The life of Pope Francis’ namesake

At a time when the Catholic Church was sinking into opulence and pomposity, a powerful religious countercurrent formed in the High Middle Ages: beggar-monks like Francis of Assisi, who preached abstinence and humility. A profile of the religious leader who has become the new pope’s namesake.

Editor’s note: After his election to the papacy this week, Cardinal Jorge Mario Bergoglio of Argentina chose Pope Francis as his name. It’s an homage to Saint Francis of Assisi, the 13th century Catholic friar and preacher who founded the beggar-monk movement through his Franciscan order. He emphasized a life of asceticism and humility, and created a powerful voice for the poor the church couldn’t ignore. SPIEGEL’s history magazine, SPIEGEL GESCHICHTE, published the following article about the influence of the new pope’s namesake in 2010.

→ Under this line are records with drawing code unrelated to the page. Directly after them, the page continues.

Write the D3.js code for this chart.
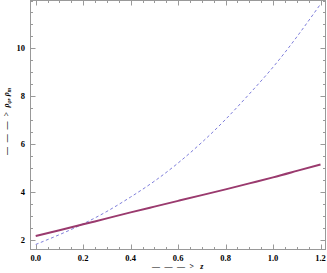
<!DOCTYPE html>
<html>
<head>
<meta charset="utf-8">
<script src="https://cdn.jsdelivr.net/npm/d3@7"></script>
<style>
  body { margin: 0; background: #fff; }
  text { font-family: "Liberation Serif", "DejaVu Serif", serif; }
</style>
</head>
<body>
<svg id="chart" width="327" height="273"></svg>
<script>
// redshift samples
const zValues = [0, 0.1, 0.2, 0.3, 0.4, 0.5, 0.6, 0.7, 0.8, 0.9, 1.0, 1.1, 1.2];
// solid curve (rho_m)
const rhoM = [2.17, 2.41, 2.66, 2.91, 3.16, 3.40, 3.64, 3.88, 4.12, 4.37, 4.62, 4.89, 5.16];
// dashed curve (rho_phi)
const rhoPhi = [1.82, 2.23, 2.68, 3.20, 3.80, 4.46, 5.22, 6.08, 7.04, 8.10, 9.22, 10.48, 11.85];
const xTicks = [0, 0.2, 0.4, 0.6, 0.8, 1.0, 1.2];
const yTicks = [2, 4, 6, 8, 10];

const svg = d3.select("#chart");
const mLeft = 30.5, mRight = 325.5, mTop = 0.5, mBottom = 249.5;

const x = d3.scaleLinear().domain([-0.022, 1.221]).range([mLeft, mRight]);
const y = d3.scaleLinear().domain([1.61, 12]).range([mBottom, mTop]);

// frame
svg.append("rect")
  .attr("x", mLeft).attr("y", mTop)
  .attr("width", mRight - mLeft).attr("height", mBottom - mTop)
  .attr("fill", "none").attr("stroke", "#999").attr("stroke-width", 1);

// ticks (inward on all four sides)
const xMinor = d3.range(0, 1.2001, 0.05).filter(v => !xTicks.some(t => Math.abs(t - v) < 1e-6));
const yMinor = d3.range(2, 12.0001, 0.5).filter(v => !yTicks.some(t => Math.abs(t - v) < 1e-6));
const tickG = svg.append("g").attr("stroke", "#999").attr("stroke-width", 1);

function xTick(v, len) {
  const px = Math.round(x(v)) + 0.5;
  tickG.append("line").attr("x1", px).attr("x2", px).attr("y1", mBottom).attr("y2", mBottom - len);
  tickG.append("line").attr("x1", px).attr("x2", px).attr("y1", mTop).attr("y2", mTop + len);
}
function yTick(v, len) {
  const py = Math.round(y(v)) + 0.5;
  tickG.append("line").attr("y1", py).attr("y2", py).attr("x1", mLeft).attr("x2", mLeft + len);
  tickG.append("line").attr("y1", py).attr("y2", py).attr("x1", mRight).attr("x2", mRight - len);
}
xTicks.forEach(v => xTick(v, 5));
xMinor.forEach(v => xTick(v, 2.5));
yTicks.forEach(v => yTick(v, 5));
yMinor.forEach(v => yTick(v, 2.5));

// tick labels
svg.append("g").selectAll("text").data(xTicks).join("text")
  .attr("x", d => x(d)).attr("y", 261)
  .attr("text-anchor", "middle")
  .attr("font-size", 8.5).attr("font-weight", "bold")
  .text(d => d.toFixed(1));

svg.append("g").selectAll("text").data(yTicks).join("text")
  .attr("x", 25).attr("y", d => y(d) + 3)
  .attr("text-anchor", "end")
  .attr("font-size", 8.5).attr("font-weight", "bold")
  .text(d => d);

// curves
const line = (vals) => d3.line()
  .x((d, i) => x(zValues[i]))
  .y(d => y(d))
  .curve(d3.curveNatural)(vals);

svg.append("path")
  .attr("d", line(rhoPhi))
  .attr("fill", "none").attr("stroke", "#6f6fd6")
  .attr("stroke-width", 0.9).attr("stroke-dasharray", "3,2.5");

svg.append("path")
  .attr("d", line(rhoM))
  .attr("fill", "none").attr("stroke", "#9a3a6e")
  .attr("stroke-width", 2);

// axis titles
const xt = svg.append("text")
  .attr("x", 152).attr("y", 269)
  .attr("font-size", 8).attr("font-weight", "bold");
xt.append("tspan").attr("textLength", 42).attr("lengthAdjust", "spacing").text("— — — >");
xt.append("tspan").attr("dx", 5).attr("font-style", "italic").text("z");

const yt = svg.append("text")
  .attr("transform", "translate(9,155) rotate(-90)")
  .attr("font-size", 8).attr("font-weight", "bold");
yt.append("tspan").attr("textLength", 43).attr("lengthAdjust", "spacing").text("— — — >");
yt.append("tspan").attr("dx", 3).attr("font-style", "italic").text("ρ");
yt.append("tspan").attr("font-style", "italic").attr("font-size", 5.5).attr("dy", 2).text("φ");
yt.append("tspan").attr("dy", -2).text(", ");
yt.append("tspan").attr("font-style", "italic").text("ρ");
yt.append("tspan").attr("font-style", "italic").attr("font-size", 5.5).attr("dy", 2).text("m");
</script>
</body>
</html>
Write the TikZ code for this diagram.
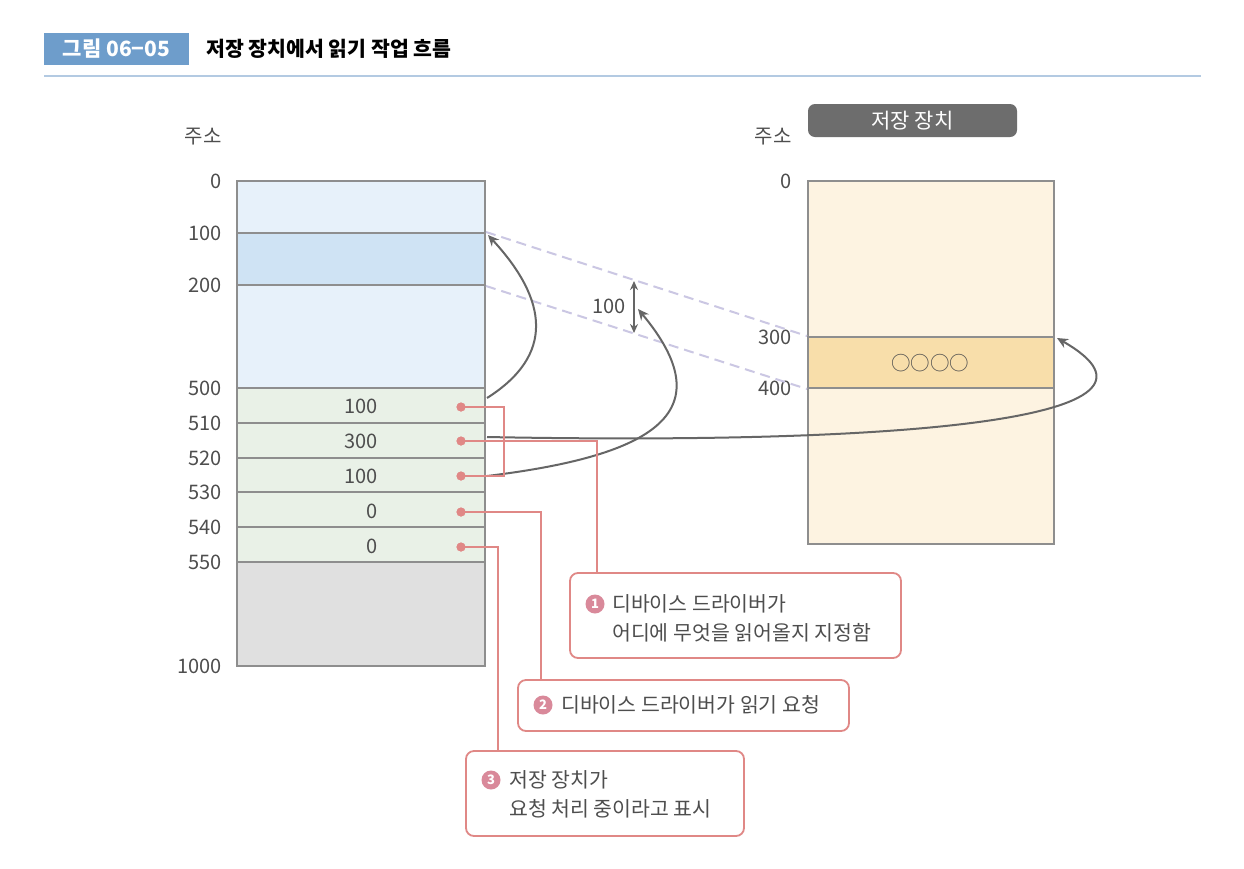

It was one of those nights when young people made their happy, noisy way through the streets of Assisi. With a good meal and more than a few rounds of drinks behind them, they danced and sang loudly as they navigated the alleyways of this central Italian town.

Not all of Assisi’s residents were amused. One commented sourly that the young people had “filled their stomachs to bursting and now are despoiling the city squares with their drunken songs.”

This particular group of merry youths was headed up by one Giovanni di Pietro di Bernardone, known as Francesco, around 22 years old at the time. The scion of a wealthy and well-respected cloth merchant family, Francesco had a penchant for extravagant clothes and enjoyed the good things in life. As a sign of his elevated position among the other young men, he was never seen without a walking stick swinging jauntily from his hand, and he was well-liked thanks to a propensity for picking up the group’s tab after a night of revelry.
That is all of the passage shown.